Donald Trump has become quite the worldwide diplomat. We needed one. There was no place in the world the U.S. was better off after the Obama, Hillary Clinton and John Kerry era. In fact, Secretary of State John Kerry (who applied James Taylor diplomacy) was so sadly inept that he could not break up a ketchup fight at a Heinz family picnic if he had to.
Enter Donald J. Trump, who brought nations to the bargaining table that were previously running all over us. Last week he even brought home Josh Holt, an American kept in solitary confinement in Venezuela for two years. Trump surprised him at the airport when he landed. Josh saw Trump and thought, “Cool, President Hillary Clinton sent that guy from The Apprentice to welcome me.”
Surprising many, Trump even put a woman in charge of the CIA. The thought was that we have tried every form of punishment from “black sites” to waterboarding to break our enemies. Now, with a woman in charge, we can try the silent treatment.
The next Holy Grail for our unlikely world diplomat is North Korea. It is run by 34-year-old ruthless dictator intern/trainee turned “Dear Leader” Kim Jung-Un. Un was thrown into power by his father right before he died. Kim Jung-il must have seen ruthlessness early in the young Un, passing over his two older brothers Kim Jung-Tito and Kim Jung-Jermain to succeed him. (Sorry for long-time readers; that joke never gets old.)

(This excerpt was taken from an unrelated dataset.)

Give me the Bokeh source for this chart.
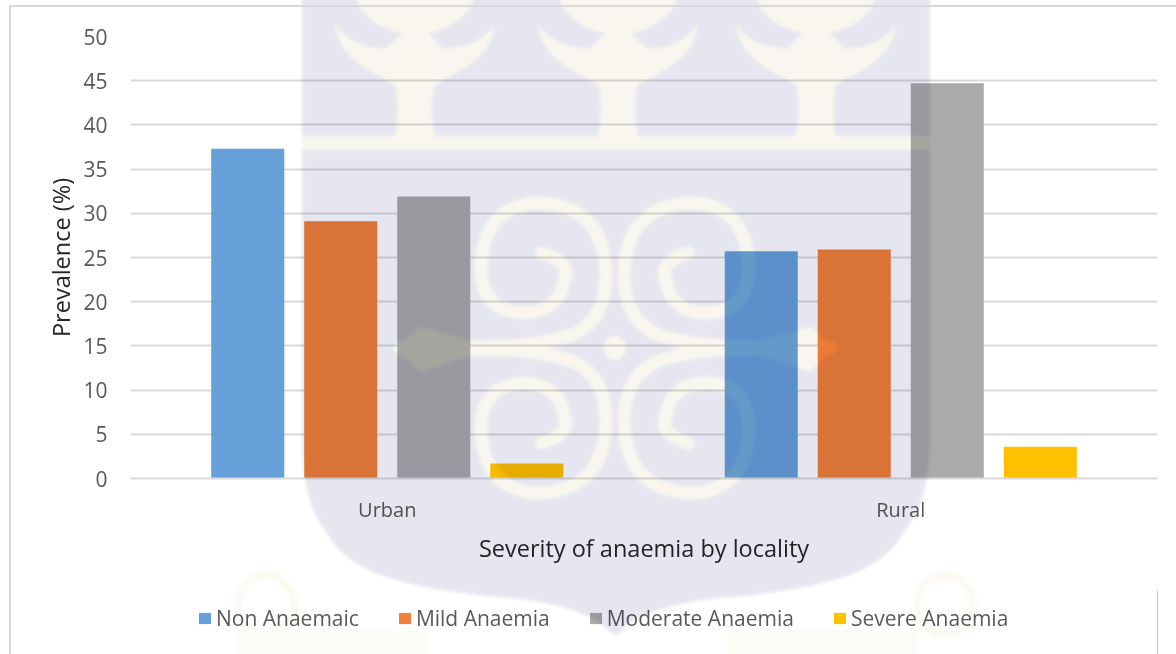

Trump calculates that this young leader, with a bad haircut on par with his own, is a man he can do business with. Un is a billionaire who enjoys cognac and the NBA, snorts cocaine off the rear-ends of his young harem of women, and pops Cialis like mints. Trump reasons: Is there a 34-year-old in the world who has more to lose by dying in a nuclear holocaust than this Un?
For millennials in America, the existential threat of a nuclear war falls on “like, like, really, literally, like” deaf ears. If the mushroom cloud comes, this poorly educated and self-absorbed generation would run outdoors for the first time in months and try to take a selfie with the cloud in the background.
We know North Korea has nukes on missiles that can reach California and Washington State and that, at some point in the future, they will have some that can reach some of our good states, the ones with SEC football teams. We must act before then.
These talks were almost derailed because of comments from Ambassador John Bolton. The hawkish Bolton, whose mustache is loaned out on weekends to Civil War re-enactors, is playing bad cop to Trump’s crazy cop.
As a libertarian, the view I have stated for years now is just to let these isolated military dopes alone. They pin medals on their chests for feats worth less than a Cub Scout merit badge and have technology from a 1980s Radio Shack. Let them keep monkeying around with nuclear weapons in their countries the size of Maine while we sit back and just let Darwinism take its course.
What is bringing North Korea to the table is not nukes. It is, as it always is, economics, and the fact that communism always ends up starving its citizens. Socialism and communism, like Democrat politics in America, only work for those in charge of them.
And Trump’s new “frenemy,” Chinese leader Xi Jinping, does not want regime change, which would cause tens of millions of North Korean refugees to stream into China. Remember the first law of illegal immigration: America is the only jerk country that wants to control whom we let in — never other countries.
The reality is, Kim Jung-Un is scared of Trump. Since Trump took office, North Korean dry cleaners have made customers pay in advance.
If Trump’s shrewd peace plan works, it will kill the left. Nancy Pelosi would rather have all-out nuclear war than see Trump get a Nobel Peace Prize by making the world safer. And the media reacts predictably. Fox News is encouraging his accomplishments in talking to communist North Korea. MSNBC and CNN are covering it as the latest twist in Trump colluding with Russia.
Should Trump meet with North Korea, it is the mainstream media’s sincere hope that Kim Jung-Un is cooperating with Robert Mueller and is wearing a wire.